L’avantage de Duolingo est que si un problème de ce type survient, j’ai la possibilité de le signaler sur le forum de l’application : les développeurs pourront alors repérer ce qui ne va pas et apporter éventuellement des modifications permettant d’améliorer le cours.

Oubliez le formalisme

On voit quatre images sur une capture d’écran de smartphone avec un mot finnois différent sous chacune d’entre elles.

L’appli Duolingo demande de choisir l’image correspondant au mot finnois vakava (« sérieux ») : la physionomie de l’ours donne ici un indice utile. Capture d’écran : Duolingo

J’ai trouvé dommage que Duolingo ait inclus les mots herra et rouva (« Monsieur » et « Madame ») dans les premières leçons de finnois. Ce sont deux mots que vous n’entendrez probablement jamais ou dont vous n’aurez probablement jamais besoin en Finlande, qui est une société égalitaire et relativement non hiérarchisée. Sur le lieu de travail, les collègues s’appellent tous par leur prénom en s’adressant d’ailleurs de la même façon à leur patron, tandis qu’à l’école, les enfants et les enseignants s’appellent également par leur prénom.

C’est pourquoi je suis frustré de voir des herra et des rouva dans tous les cours de finnois. C’est comme si les linguistes finlandais ne pouvaient s’empêcher d’inclure ce genre de termes purement formels, alors que ceux-ci mobilisent des ressources cérébrales précieuses qui pourraient plutôt servir à intégrer des mots plus utiles ou plus amusants comme velho.

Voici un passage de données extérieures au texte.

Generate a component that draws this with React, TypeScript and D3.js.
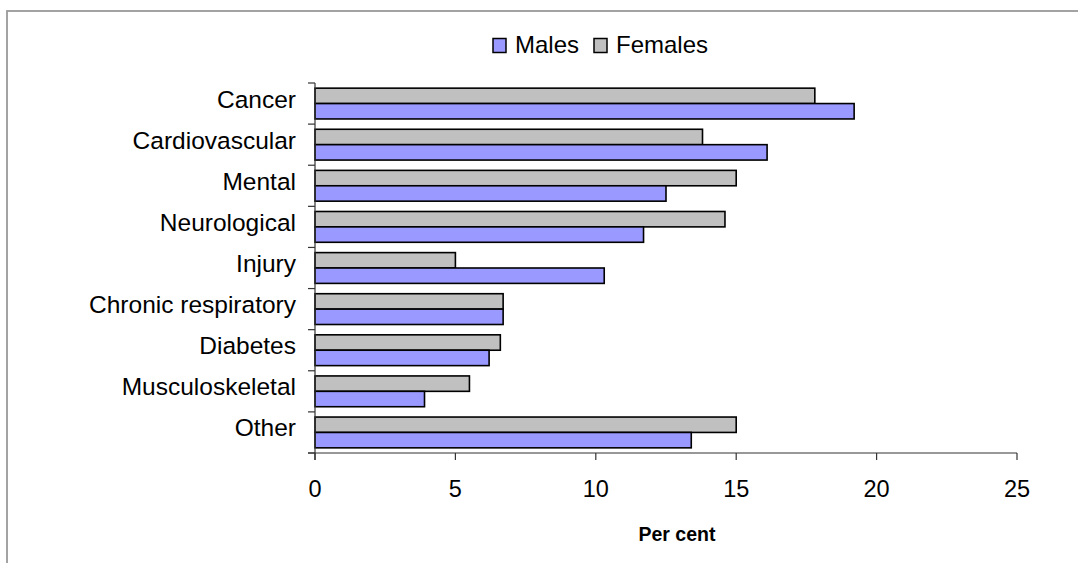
import React from "react";
import * as d3 from "d3";

const categories = [
  "Cancer",
  "Cardiovascular",
  "Mental",
  "Neurological",
  "Injury",
  "Chronic respiratory",
  "Diabetes",
  "Musculoskeletal",
  "Other",
];
const malesValues = [19.2, 16.1, 12.5, 11.7, 10.3, 6.7, 6.2, 3.9, 13.4];
const femalesValues = [17.8, 13.8, 15.0, 14.6, 5.0, 6.7, 6.6, 5.5, 15.0];
const xTicks = [0, 5, 10, 15, 20, 25];
const seriesNames = ["Males", "Females"];
const xTitle = "Per cent";

const W = 1078;
const H = 563;
const FONT = "'Liberation Sans', Arial, sans-serif";
const MALE_COLOR = "#9999FF";
const FEMALE_COLOR = "#C0C0C0";

export default function App() {
  const x = d3.scaleLinear().domain([0, 25]).range([315, 1017]);
  const y = d3.scaleBand().domain(categories).range([83, 453]);
  const inner = d3
    .scaleBand()
    .domain(["Females", "Males"])
    .range([0, y.bandwidth()])
    .paddingOuter(0.335)
    .paddingInner(0);

  return (
    <svg
      width={W}
      height={H}
      style={{ position: "absolute", left: 0, top: 0, background: "#fff" }}
      fontFamily={FONT}
    >
      <rect x={0} y={0} width={W} height={H} fill="#fff" />
      {/* frame */}
      <rect x={7} y={11} width={W + 20} height={H + 20} fill="none" stroke="#9a9a9a" strokeWidth={1.8} />

      {/* legend */}
      <g>
        <rect x={493} y={38.5} width={13} height={14} fill={MALE_COLOR} stroke="#000" strokeWidth={1.5} />
        <text x={515} y={53} fontSize={24} fill="#000">{seriesNames[0]}</text>
        <rect x={594} y={38.5} width={13} height={14} fill={FEMALE_COLOR} stroke="#000" strokeWidth={1.5} />
        <text x={616} y={53} fontSize={24} fill="#000">{seriesNames[1]}</text>
      </g>

      {/* bars */}
      {categories.map((c, i) => (
        <g key={c}>
          <rect
            x={x(0)}
            y={(y(c) as number) + (inner("Females") as number)}
            width={x(femalesValues[i]) - x(0)}
            height={inner.bandwidth()}
            fill={FEMALE_COLOR}
            stroke="#000"
            strokeWidth={1.6}
          />
          <rect
            x={x(0)}
            y={(y(c) as number) + (inner("Males") as number)}
            width={x(malesValues[i]) - x(0)}
            height={inner.bandwidth()}
            fill={MALE_COLOR}
            stroke="#000"
            strokeWidth={1.6}
          />
        </g>
      ))}

      {/* y axis */}
      <line x1={315} x2={315} y1={83} y2={460} stroke="#333" strokeWidth={1.2} />
      {[...categories.map((c) => y(c) as number), 453].map((v, i) => (
        <line key={"yt" + i} x1={308} x2={315} y1={v} y2={v} stroke="#333" strokeWidth={1.2} />
      ))}
      {categories.map((c) => (
        <text
          key={"yl" + c}
          x={296}
          y={(y(c) as number) + y.bandwidth() / 2 + 4}
          textAnchor="end"
          fontSize={24.5}
          fill="#000"
        >
          {c}
        </text>
      ))}

      {/* x axis */}
      <line x1={308} x2={1017} y1={453} y2={453} stroke="#333" strokeWidth={1.2} />
      {xTicks.map((t) => (
        <g key={"xt" + t}>
          <line x1={x(t)} x2={x(t)} y1={453} y2={460} stroke="#333" strokeWidth={1.2} />
          <text x={x(t)} y={497} textAnchor="middle" fontSize={23.5} fill="#000">
            {t}
          </text>
        </g>
      ))}
      <text x={677} y={541} textAnchor="middle" fontSize={19.5} fontWeight="bold" fill="#000">
        {xTitle}
      </text>
    </svg>
  );
}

Supposons que vous vous retrouviez dans une situation qui exigerait un certain formalisme, par exemple une rencontre avec le président de la République. Je dirais que s’adresser à Sauli Niinistö en réussissant à placer dans la conversation que vous le voyez comme un velho est certainement une option plus intéressante que de lui donner du herra.